> Exercise
Copy every line of the following data that includes the string "chart".

> Supplied material
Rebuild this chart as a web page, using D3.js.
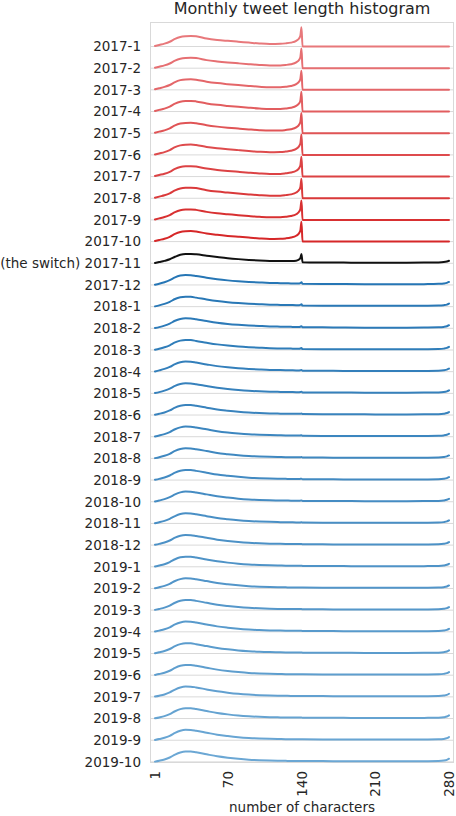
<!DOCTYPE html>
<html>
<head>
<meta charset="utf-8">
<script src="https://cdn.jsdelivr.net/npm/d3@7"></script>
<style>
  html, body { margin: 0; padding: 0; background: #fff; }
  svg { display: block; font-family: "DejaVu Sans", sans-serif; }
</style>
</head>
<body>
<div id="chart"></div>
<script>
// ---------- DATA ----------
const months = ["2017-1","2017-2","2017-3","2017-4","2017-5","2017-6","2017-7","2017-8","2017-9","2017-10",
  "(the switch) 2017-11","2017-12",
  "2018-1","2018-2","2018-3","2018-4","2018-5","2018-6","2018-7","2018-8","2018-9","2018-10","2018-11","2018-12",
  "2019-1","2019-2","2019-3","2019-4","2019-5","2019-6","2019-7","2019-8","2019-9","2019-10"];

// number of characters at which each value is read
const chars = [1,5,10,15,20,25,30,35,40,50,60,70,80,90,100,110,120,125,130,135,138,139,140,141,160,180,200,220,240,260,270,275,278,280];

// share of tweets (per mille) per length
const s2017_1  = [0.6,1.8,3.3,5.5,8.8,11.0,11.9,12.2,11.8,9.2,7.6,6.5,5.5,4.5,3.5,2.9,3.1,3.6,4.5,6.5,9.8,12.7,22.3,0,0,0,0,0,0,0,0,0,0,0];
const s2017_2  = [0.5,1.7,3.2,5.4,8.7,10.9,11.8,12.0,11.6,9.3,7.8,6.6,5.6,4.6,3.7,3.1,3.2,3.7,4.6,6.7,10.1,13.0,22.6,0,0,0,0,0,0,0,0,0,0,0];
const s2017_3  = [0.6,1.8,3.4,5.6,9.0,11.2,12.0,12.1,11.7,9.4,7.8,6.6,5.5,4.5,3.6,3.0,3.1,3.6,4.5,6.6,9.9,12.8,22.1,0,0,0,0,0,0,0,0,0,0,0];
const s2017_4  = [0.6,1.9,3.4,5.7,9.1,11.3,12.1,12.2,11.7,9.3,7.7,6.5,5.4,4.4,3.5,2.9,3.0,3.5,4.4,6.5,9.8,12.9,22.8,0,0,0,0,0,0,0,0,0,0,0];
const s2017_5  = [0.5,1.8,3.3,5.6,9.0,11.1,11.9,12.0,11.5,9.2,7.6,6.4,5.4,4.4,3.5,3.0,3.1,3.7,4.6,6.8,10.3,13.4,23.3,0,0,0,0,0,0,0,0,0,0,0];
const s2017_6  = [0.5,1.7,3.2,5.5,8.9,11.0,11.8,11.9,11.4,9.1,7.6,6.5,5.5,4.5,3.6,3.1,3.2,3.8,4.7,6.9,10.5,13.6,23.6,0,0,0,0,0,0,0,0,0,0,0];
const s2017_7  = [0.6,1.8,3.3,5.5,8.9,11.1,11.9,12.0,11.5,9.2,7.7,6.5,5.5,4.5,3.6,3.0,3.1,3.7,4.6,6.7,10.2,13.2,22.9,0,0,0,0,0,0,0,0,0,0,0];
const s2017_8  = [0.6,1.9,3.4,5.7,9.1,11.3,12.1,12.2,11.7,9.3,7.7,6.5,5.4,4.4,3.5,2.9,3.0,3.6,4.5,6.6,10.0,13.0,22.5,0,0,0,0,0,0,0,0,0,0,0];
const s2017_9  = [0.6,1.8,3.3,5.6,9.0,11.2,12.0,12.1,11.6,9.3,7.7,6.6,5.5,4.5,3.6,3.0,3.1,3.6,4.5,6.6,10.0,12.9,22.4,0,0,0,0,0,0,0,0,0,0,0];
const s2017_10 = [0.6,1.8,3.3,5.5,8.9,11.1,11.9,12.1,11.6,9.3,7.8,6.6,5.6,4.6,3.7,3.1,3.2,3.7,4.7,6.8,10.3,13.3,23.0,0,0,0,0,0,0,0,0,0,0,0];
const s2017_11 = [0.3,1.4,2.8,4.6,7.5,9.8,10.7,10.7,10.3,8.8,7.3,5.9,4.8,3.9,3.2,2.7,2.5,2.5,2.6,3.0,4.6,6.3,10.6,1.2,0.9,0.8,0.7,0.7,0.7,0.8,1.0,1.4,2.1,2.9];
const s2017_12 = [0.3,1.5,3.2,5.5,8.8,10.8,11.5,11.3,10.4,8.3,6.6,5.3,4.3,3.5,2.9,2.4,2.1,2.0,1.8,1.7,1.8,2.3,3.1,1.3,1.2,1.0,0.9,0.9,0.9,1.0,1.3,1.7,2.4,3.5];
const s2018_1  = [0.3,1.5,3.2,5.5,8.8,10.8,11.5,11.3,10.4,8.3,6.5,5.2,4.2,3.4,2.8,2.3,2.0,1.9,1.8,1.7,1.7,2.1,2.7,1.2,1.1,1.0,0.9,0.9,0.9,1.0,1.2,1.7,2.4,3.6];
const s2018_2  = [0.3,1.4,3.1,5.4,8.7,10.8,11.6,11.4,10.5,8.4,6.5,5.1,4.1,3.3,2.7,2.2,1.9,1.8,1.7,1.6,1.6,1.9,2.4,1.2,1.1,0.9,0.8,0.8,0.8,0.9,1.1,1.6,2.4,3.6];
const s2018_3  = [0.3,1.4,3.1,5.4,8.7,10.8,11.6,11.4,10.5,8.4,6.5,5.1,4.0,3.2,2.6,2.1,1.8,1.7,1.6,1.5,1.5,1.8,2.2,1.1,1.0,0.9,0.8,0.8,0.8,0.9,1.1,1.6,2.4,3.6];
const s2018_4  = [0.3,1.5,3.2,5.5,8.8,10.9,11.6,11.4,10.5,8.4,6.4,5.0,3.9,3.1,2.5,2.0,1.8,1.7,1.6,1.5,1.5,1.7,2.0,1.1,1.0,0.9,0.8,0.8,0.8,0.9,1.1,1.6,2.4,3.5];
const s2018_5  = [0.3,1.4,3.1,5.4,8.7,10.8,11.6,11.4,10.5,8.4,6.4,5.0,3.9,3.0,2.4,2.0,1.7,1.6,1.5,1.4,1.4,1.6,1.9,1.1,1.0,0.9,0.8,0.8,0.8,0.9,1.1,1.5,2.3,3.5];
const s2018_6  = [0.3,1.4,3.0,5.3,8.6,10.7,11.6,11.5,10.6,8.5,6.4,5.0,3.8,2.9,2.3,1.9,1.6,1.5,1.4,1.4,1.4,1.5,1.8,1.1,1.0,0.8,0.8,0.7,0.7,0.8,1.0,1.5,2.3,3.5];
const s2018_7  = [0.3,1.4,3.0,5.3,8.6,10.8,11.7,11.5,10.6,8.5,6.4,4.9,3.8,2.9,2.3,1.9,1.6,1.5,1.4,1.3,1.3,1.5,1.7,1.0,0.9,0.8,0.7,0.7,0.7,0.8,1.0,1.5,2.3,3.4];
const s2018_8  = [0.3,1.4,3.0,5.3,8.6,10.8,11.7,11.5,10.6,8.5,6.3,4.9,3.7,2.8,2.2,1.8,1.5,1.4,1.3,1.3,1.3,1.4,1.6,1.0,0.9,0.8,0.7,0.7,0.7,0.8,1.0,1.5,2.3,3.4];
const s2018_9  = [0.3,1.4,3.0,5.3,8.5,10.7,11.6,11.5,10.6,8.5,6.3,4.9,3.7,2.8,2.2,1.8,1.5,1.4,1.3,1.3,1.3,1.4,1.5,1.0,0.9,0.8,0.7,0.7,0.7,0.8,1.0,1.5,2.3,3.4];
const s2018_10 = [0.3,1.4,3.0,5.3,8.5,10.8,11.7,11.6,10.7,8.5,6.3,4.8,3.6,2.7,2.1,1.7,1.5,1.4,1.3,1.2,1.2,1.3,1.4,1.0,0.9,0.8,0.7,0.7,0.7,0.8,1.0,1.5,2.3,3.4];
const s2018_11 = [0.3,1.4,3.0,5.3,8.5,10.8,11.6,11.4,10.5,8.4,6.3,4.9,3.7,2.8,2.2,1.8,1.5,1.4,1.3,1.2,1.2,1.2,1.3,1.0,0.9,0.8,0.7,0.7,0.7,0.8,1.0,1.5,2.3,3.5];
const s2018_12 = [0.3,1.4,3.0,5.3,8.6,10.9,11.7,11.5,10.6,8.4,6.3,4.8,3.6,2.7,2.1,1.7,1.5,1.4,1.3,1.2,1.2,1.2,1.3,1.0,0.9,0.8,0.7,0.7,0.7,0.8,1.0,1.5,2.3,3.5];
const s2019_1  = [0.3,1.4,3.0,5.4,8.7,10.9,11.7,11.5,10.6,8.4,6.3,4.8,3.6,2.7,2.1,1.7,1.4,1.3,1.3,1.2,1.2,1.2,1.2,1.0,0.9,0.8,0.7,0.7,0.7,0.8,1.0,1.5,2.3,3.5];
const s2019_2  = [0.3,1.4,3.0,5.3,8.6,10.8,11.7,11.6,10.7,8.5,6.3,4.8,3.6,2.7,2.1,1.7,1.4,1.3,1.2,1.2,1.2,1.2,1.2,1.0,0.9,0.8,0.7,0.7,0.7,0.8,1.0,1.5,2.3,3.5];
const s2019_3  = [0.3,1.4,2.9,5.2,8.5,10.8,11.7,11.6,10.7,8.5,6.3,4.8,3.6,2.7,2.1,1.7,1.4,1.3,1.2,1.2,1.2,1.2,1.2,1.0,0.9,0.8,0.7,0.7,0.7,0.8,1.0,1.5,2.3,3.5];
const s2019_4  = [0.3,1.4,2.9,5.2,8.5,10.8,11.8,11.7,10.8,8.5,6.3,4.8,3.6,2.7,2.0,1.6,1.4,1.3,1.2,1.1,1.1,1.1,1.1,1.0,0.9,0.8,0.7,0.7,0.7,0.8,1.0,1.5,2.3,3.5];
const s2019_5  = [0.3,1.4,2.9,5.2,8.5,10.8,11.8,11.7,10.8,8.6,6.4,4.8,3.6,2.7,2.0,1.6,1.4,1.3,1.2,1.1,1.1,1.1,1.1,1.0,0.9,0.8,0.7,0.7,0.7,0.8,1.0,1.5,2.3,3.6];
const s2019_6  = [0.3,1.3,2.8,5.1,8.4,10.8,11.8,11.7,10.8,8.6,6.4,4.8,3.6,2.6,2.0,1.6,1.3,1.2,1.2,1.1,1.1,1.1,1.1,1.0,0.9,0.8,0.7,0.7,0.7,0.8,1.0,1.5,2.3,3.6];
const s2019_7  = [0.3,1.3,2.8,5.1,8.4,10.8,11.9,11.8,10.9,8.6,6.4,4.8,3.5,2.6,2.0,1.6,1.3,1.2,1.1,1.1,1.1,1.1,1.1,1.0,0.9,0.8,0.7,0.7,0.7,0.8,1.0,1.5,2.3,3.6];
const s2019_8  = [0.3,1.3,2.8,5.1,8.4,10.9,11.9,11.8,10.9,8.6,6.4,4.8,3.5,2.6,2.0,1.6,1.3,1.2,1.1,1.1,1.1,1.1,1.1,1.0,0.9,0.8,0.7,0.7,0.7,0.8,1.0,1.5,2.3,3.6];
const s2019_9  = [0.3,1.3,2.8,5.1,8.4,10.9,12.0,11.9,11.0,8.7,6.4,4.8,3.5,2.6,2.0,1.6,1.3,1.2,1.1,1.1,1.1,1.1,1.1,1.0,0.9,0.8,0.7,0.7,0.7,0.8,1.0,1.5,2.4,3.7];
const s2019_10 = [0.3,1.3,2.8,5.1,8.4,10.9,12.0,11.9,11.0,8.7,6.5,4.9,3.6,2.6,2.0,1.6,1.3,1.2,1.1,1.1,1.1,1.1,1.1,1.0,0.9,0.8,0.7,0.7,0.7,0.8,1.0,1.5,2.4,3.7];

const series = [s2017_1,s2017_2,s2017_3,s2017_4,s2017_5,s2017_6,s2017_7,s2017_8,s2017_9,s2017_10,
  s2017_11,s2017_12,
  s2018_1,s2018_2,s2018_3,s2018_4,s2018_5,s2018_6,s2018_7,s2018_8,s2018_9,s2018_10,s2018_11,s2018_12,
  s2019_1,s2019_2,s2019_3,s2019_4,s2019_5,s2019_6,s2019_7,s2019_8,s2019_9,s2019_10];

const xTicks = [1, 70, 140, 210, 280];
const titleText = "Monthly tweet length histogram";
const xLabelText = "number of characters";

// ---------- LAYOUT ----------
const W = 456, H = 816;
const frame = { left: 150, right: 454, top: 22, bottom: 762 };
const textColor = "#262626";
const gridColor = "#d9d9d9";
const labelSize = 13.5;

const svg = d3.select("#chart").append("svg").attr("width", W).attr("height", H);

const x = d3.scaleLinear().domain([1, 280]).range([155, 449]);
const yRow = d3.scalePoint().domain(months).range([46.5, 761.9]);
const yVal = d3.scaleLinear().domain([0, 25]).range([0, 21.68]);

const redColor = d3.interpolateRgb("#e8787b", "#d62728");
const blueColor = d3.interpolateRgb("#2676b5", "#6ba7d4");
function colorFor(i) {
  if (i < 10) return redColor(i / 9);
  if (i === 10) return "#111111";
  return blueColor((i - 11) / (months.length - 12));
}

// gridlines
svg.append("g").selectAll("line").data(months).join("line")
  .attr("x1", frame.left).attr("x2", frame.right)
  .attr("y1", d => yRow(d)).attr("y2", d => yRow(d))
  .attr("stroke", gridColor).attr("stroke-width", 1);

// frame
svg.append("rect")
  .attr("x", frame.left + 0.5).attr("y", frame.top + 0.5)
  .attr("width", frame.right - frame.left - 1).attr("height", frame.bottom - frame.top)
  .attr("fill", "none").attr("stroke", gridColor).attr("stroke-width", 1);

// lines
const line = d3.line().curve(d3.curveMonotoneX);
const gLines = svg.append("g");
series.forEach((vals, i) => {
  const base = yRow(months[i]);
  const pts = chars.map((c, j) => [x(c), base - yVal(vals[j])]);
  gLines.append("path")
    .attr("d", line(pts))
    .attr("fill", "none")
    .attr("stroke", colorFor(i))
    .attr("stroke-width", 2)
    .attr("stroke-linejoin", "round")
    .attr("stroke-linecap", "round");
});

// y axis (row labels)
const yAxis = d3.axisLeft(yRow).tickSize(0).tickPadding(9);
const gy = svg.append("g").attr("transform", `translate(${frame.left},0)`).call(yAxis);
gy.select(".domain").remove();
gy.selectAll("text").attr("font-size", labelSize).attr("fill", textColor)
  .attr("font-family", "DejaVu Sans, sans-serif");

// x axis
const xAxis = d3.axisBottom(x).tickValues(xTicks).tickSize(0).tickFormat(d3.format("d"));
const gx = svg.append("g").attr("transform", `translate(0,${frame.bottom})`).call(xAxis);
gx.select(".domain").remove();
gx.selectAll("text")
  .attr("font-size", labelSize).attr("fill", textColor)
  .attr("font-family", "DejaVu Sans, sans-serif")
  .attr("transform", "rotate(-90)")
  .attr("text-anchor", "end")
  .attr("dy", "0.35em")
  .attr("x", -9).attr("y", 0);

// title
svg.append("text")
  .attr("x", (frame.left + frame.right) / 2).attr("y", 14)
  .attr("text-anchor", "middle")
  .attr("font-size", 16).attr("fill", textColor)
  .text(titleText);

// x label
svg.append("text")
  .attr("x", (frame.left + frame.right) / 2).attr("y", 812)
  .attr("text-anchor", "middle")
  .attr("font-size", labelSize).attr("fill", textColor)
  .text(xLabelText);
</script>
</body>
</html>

> Response to this task
Rebuild this chart as a web page, using D3.js.
<div id="chart"></div>
const svg = d3.select("#chart").append("svg").attr("width", W).attr("height", H);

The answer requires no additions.